The term is frequently used among South Africans in their colloquial English and it is an intensifier. It is used in both explicit and non-explicit ways. It also spread to Afrikaans as "bloedige" and is popular amongst all citizens in the country. It is also used by minors and is not considered to be offensive.
Many substitutions were devised[year needed] to convey the essence of the oath, but with less offence; these included bleeding, bleaking, cruddy, smuddy, blinking, blooming, bally, woundy, flaming and ruddy.
Publications such as newspapers, police reports, and so on may[year needed] print b__y instead of the full profanity. A spoken language equivalent is blankety or, less frequently, blanked or blanky; the spoken words are all variations of blank, which, as a verbal representation of a dash, is used as a euphemism for a variety of "bad" words.

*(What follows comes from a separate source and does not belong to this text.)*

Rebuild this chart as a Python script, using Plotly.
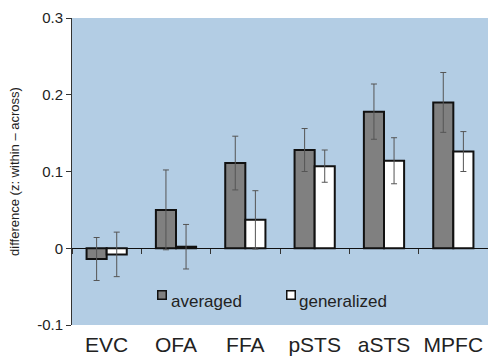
import plotly.graph_objects as go

categories = ["EVC", "OFA", "FFA", "pSTS", "aSTS", "MPFC"]
averaged = [-0.014, 0.050, 0.111, 0.128, 0.178, 0.190]
averaged_err = [0.028, 0.052, 0.035, 0.028, 0.036, 0.039]
generalized = [-0.008, 0.002, 0.037, 0.107, 0.114, 0.126]
generalized_err = [0.029, 0.029, 0.038, 0.021, 0.030, 0.026]
y_ticks = [-0.1, 0, 0.1, 0.2, 0.3]
y_tick_labels = ["-0.1", "0", "0.1", "0.2", "0.3"]
series_names = ["averaged", "generalized"]
series_colors = ["#808080", "#ffffff"]

FONT = "Liberation Sans, Arial, Helvetica, sans-serif"
BG = "#b3cde4"
TXT = "#222222"

fig = go.Figure()
for name, vals, errs, col in [(series_names[0], averaged, averaged_err, series_colors[0]),
                              (series_names[1], generalized, generalized_err, series_colors[1])]:
    fig.add_trace(go.Bar(
        x=categories, y=vals, name=name, showlegend=False,
        marker=dict(color=col, line=dict(color="#111111", width=2)),
        error_y=dict(type="data", array=errs, color="#555555", thickness=1, width=3),
    ))
# invisible trace for boundary ticks on the zero line
fig.add_trace(go.Scatter(x=categories, y=[None] * len(categories), xaxis="x2",
                         showlegend=False, hoverinfo="skip"))

# legend drawn as annotations (box + label)
legend_x = [0.205, 0.515]
for lx, name, col in zip(legend_x, series_names, series_colors):
    fig.add_annotation(xref="paper", yref="paper", x=lx, y=0.097, xanchor="left", yanchor="middle",
                       text="", width=7, height=7, bgcolor=col, bordercolor="#111111",
                       borderwidth=1.5, borderpad=0, showarrow=False)
    fig.add_annotation(xref="paper", yref="paper", x=lx + 0.027, y=0.078, xanchor="left", yanchor="middle",
                       text=name, showarrow=False, font=dict(size=17, family=FONT, color=TXT))

fig.update_layout(
    width=488, height=363,
    margin=dict(l=72, r=0, t=18, b=38),
    paper_bgcolor="white", plot_bgcolor=BG,
    font=dict(family=FONT, color=TXT),
    barmode="group", bargap=0.42, bargroupgap=0,
    showlegend=False,
    xaxis=dict(showgrid=False, showline=False, ticks="", zeroline=False, automargin=False,
               tickfont=dict(size=21, family=FONT, color=TXT),
               ticklabelstandoff=5, range=[-0.5, 5.5]),
    xaxis2=dict(overlaying="x", anchor="free", position=0.25, type="category",
                categoryorder="array", categoryarray=categories, range=[-0.5, 5.5],
                showgrid=False, showline=False, zeroline=False, automargin=False,
                ticks="outside", tickson="boundaries", ticklen=5, tickcolor="#333333",
                showticklabels=False),
    yaxis=dict(range=[-0.1, 0.3], tickvals=y_ticks, ticktext=y_tick_labels, automargin=False,
               showgrid=False, showline=True, linecolor="#333333", linewidth=1,
               ticks="outside", ticklen=5, tickcolor="#333333",
               zeroline=True, zerolinecolor="#111111", zerolinewidth=1,
               tickfont=dict(size=15, family=FONT, color=TXT),
               title=dict(text="difference (z: within \u2013 across)",
                          font=dict(size=13, family=FONT, color=TXT), standoff=14)),
)

fig.write_html("out.html", config={"displayModeBar": False},
               post_script="document.body.style.margin='0';document.body.style.padding='0';")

Use of bloody as an adverbial or generic intensifier is to be distinguished from its fixed use in the expressions "bloody murder" and "bloody hell". In "bloody murder", it has the original sense of an adjective used literally. The King James Version of the Bible frequently uses bloody as an adjective in reference to bloodshed or violent crime, as in "bloody crimes" (Ezekiel 22:2), "Woe to the bloody city" (Ezekiel 24:6, Nahum 3:1). "bloody men" (26:9, Psalms 59:2, 139:19), etc. The expression of "bloody murder" goes back to at least Elizabethan English, as in Shakespeare's Titus Andronicus (c. 1591), "bloody murder or detested rape". The expression "scream bloody murder" (in the figurative or desemanticised sense of "to loudly object to something" attested since c. 1860) is now considered American English, while in British English, the euphemistic "blue murder" had replaced "bloody murder" during the period of "bloody" being considered taboo.
The expression "bloody hell" is now used as a general expression of surprise or as a general intensifier; e.g. "bloody hell" being used repeatedly in Harry Potter and the Philosopher's Stone (2001, PG Rating). In March 2006 Australia's national tourism commission launched an advertising campaign targeted at potential visitors in several English-speaking countries. The ad sparked controversy because of its ending (in which a cheerful, bikini-clad spokeswoman delivers the ad's call-to-action by saying "...so where the bloody hell are you?"). In the UK the BACC required that a modified version of the ad be shown in the United Kingdom, without the word "bloody", but in May 2006, the Advertising Standards Authority ruled that the word bloody was not an inappropriate marketing tool and the original version of the ad was permitted to air.
The longer "bloody hell-hounds" appears to have been at least printable in early 19th century Britain. "Bloody hell's flames" as well as "bloody hell" is reported as a profanity supposedly used by Catholics against Protestants in 1845.